> **Problem to solve**: Write out the material exactly, with the pictures left out.

> **Stored records**:

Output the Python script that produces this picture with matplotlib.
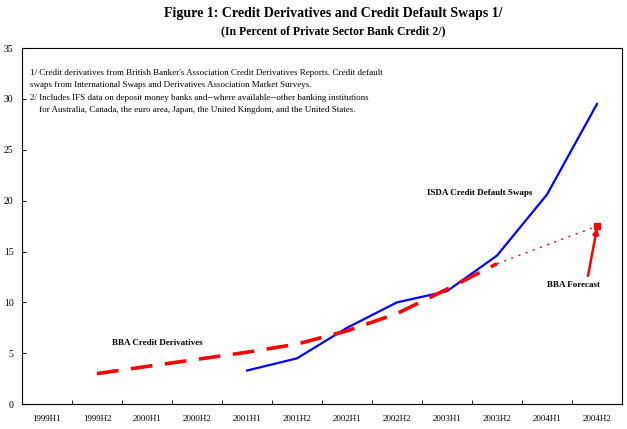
"""Credit derivatives vs credit default swaps, % of private sector bank credit."""

import matplotlib

matplotlib.use("Agg")
import matplotlib.pyplot as plt
import numpy as np

periods = ["1999H1", "1999H2", "2000H1", "2000H2", "2001H1", "2001H2",
           "2002H1", "2002H2", "2003H1", "2003H2", "2004H1", "2004H2"]

# BBA credit derivatives (actual, through 2003H2)
bba_values = [np.nan, 3.0, 3.7, 4.4, 5.1, 5.9, 7.2, 8.9, 11.3, 13.8, np.nan, np.nan]
# BBA forecast segment
fc_periods = ["2003H2", "2004H2"]
fc_values = [13.8, 17.5]
# ISDA credit default swaps
isda_values = [np.nan, np.nan, np.nan, np.nan, 3.3, 4.5, 7.5, 10.0, 11.1, 14.6, 20.6, 29.5]

notes = [
    "1/ Credit derivatives from British Banker's Association Credit Derivatives Reports. Credit default",
    "swaps from International Swaps and Derivatives Association Market Surveys.",
    "2/ Includes IFS data on deposit money banks and--where available--other banking institutions",
    "    for Australia, Canada, the euro area, Japan, the United Kingdom, and the United States.",
]

plt.rcParams["font.family"] = ["Liberation Serif", "DejaVu Serif"]

fig = plt.figure(figsize=(6.27, 4.29), dpi=100)
ax = fig.add_axes([0.035, 0.058, 0.957, 0.830])

x = np.arange(len(periods))
ax.plot(x, isda_values, color="#0000ff", linewidth=1.6)
ax.plot(x, bba_values, color="#ff0000", linewidth=2.6, dashes=(6, 3.5))
fc_x = [periods.index(p) for p in fc_periods]
ax.plot(fc_x, fc_values, color="#ff0000", linewidth=1.0, dashes=(1.5, 4))
ax.plot(fc_x[-1], fc_values[-1], marker="s", color="#ff0000", markersize=4.5)

ax.annotate("", xy=(fc_x[-1], fc_values[-1] - 0.2), xytext=(10.82, 12.6),
            arrowprops=dict(arrowstyle="-|>", color="#ff0000", lw=1.8,
                            mutation_scale=8, shrinkA=0, shrinkB=0))

ax.text(10.0, 11.7, "BBA Forecast", fontsize=6.5, fontweight="bold", ha="left", va="center")
ax.text(7.6, 20.8, "ISDA Credit Default Swaps", fontsize=6.5, fontweight="bold",
        ha="left", va="center")
ax.text(1.3, 6.0, "BBA Credit Derivatives", fontsize=6.5, fontweight="bold",
        ha="left", va="center")

for i, line in enumerate(notes):
    ax.text(0.013, 0.93 - i * 0.035, line, transform=ax.transAxes,
            fontsize=6.5, ha="left", va="center")

ax.set_xlim(-0.5, len(periods) - 0.5)
ax.set_ylim(0, 35)
ax.set_yticks(range(0, 36, 5))
ax.set_xticks(x)
ax.set_xticklabels(periods)
ax.set_xticks(np.arange(0.5, len(periods) - 1, 1.0), minor=True)
ax.tick_params(axis="x", which="major", length=0, labelsize=6.5, pad=8)
ax.tick_params(axis="x", which="minor", direction="in", length=3)
ax.tick_params(axis="y", direction="in", length=3, labelsize=7, pad=6)
for sp in ax.spines.values():
    sp.set_linewidth(0.8)

fig.text(0.532, 0.968, "Figure 1: Credit Derivatives and Credit Default Swaps 1/",
         ha="center", va="center", fontsize=10, fontweight="bold")
fig.text(0.532, 0.928, "(In Percent of Private Sector Bank Credit 2/)",
         ha="center", va="center", fontsize=8.5, fontweight="bold")

fig.savefig("out.png", dpi=100)
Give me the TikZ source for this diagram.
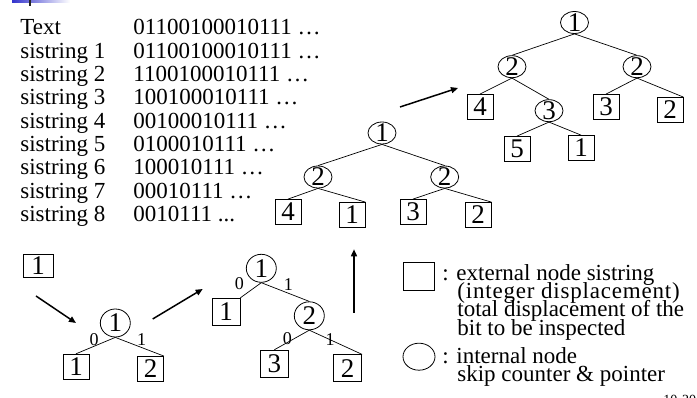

> **Finished exercise**:
Output the Python script that produces this picture with matplotlib.
"""Credit derivatives vs credit default swaps, % of private sector bank credit."""

import matplotlib

matplotlib.use("Agg")
import matplotlib.pyplot as plt
import numpy as np

periods = ["1999H1", "1999H2", "2000H1", "2000H2", "2001H1", "2001H2",
           "2002H1", "2002H2", "2003H1", "2003H2", "2004H1", "2004H2"]

# BBA credit derivatives (actual, through 2003H2)
bba_values = [np.nan, 3.0, 3.7, 4.4, 5.1, 5.9, 7.2, 8.9, 11.3, 13.8, np.nan, np.nan]
# BBA forecast segment
fc_periods = ["2003H2", "2004H2"]
fc_values = [13.8, 17.5]
# ISDA credit default swaps
isda_values = [np.nan, np.nan, np.nan, np.nan, 3.3, 4.5, 7.5, 10.0, 11.1, 14.6, 20.6, 29.5]

notes = [
    "1/ Credit derivatives from British Banker's Association Credit Derivatives Reports. Credit default",
    "swaps from International Swaps and Derivatives Association Market Surveys.",
    "2/ Includes IFS data on deposit money banks and--where available--other banking institutions",
    "    for Australia, Canada, the euro area, Japan, the United Kingdom, and the United States.",
]

plt.rcParams["font.family"] = ["Liberation Serif", "DejaVu Serif"]

fig = plt.figure(figsize=(6.27, 4.29), dpi=100)
ax = fig.add_axes([0.035, 0.058, 0.957, 0.830])

x = np.arange(len(periods))
ax.plot(x, isda_values, color="#0000ff", linewidth=1.6)
ax.plot(x, bba_values, color="#ff0000", linewidth=2.6, dashes=(6, 3.5))
fc_x = [periods.index(p) for p in fc_periods]
ax.plot(fc_x, fc_values, color="#ff0000", linewidth=1.0, dashes=(1.5, 4))
ax.plot(fc_x[-1], fc_values[-1], marker="s", color="#ff0000", markersize=4.5)

ax.annotate("", xy=(fc_x[-1], fc_values[-1] - 0.2), xytext=(10.82, 12.6),
            arrowprops=dict(arrowstyle="-|>", color="#ff0000", lw=1.8,
                            mutation_scale=8, shrinkA=0, shrinkB=0))

ax.text(10.0, 11.7, "BBA Forecast", fontsize=6.5, fontweight="bold", ha="left", va="center")
ax.text(7.6, 20.8, "ISDA Credit Default Swaps", fontsize=6.5, fontweight="bold",
        ha="left", va="center")
ax.text(1.3, 6.0, "BBA Credit Derivatives", fontsize=6.5, fontweight="bold",
        ha="left", va="center")

for i, line in enumerate(notes):
    ax.text(0.013, 0.93 - i * 0.035, line, transform=ax.transAxes,
            fontsize=6.5, ha="left", va="center")

ax.set_xlim(-0.5, len(periods) - 0.5)
ax.set_ylim(0, 35)
ax.set_yticks(range(0, 36, 5))
ax.set_xticks(x)
ax.set_xticklabels(periods)
ax.set_xticks(np.arange(0.5, len(periods) - 1, 1.0), minor=True)
ax.tick_params(axis="x", which="major", length=0, labelsize=6.5, pad=8)
ax.tick_params(axis="x", which="minor", direction="in", length=3)
ax.tick_params(axis="y", direction="in", length=3, labelsize=7, pad=6)
for sp in ax.spines.values():
    sp.set_linewidth(0.8)

fig.text(0.532, 0.968, "Figure 1: Credit Derivatives and Credit Default Swaps 1/",
         ha="center", va="center", fontsize=10, fontweight="bold")
fig.text(0.532, 0.928, "(In Percent of Private Sector Bank Credit 2/)",
         ha="center", va="center", fontsize=8.5, fontweight="bold")

fig.savefig("out.png", dpi=100)
Give me the TikZ source for this diagram.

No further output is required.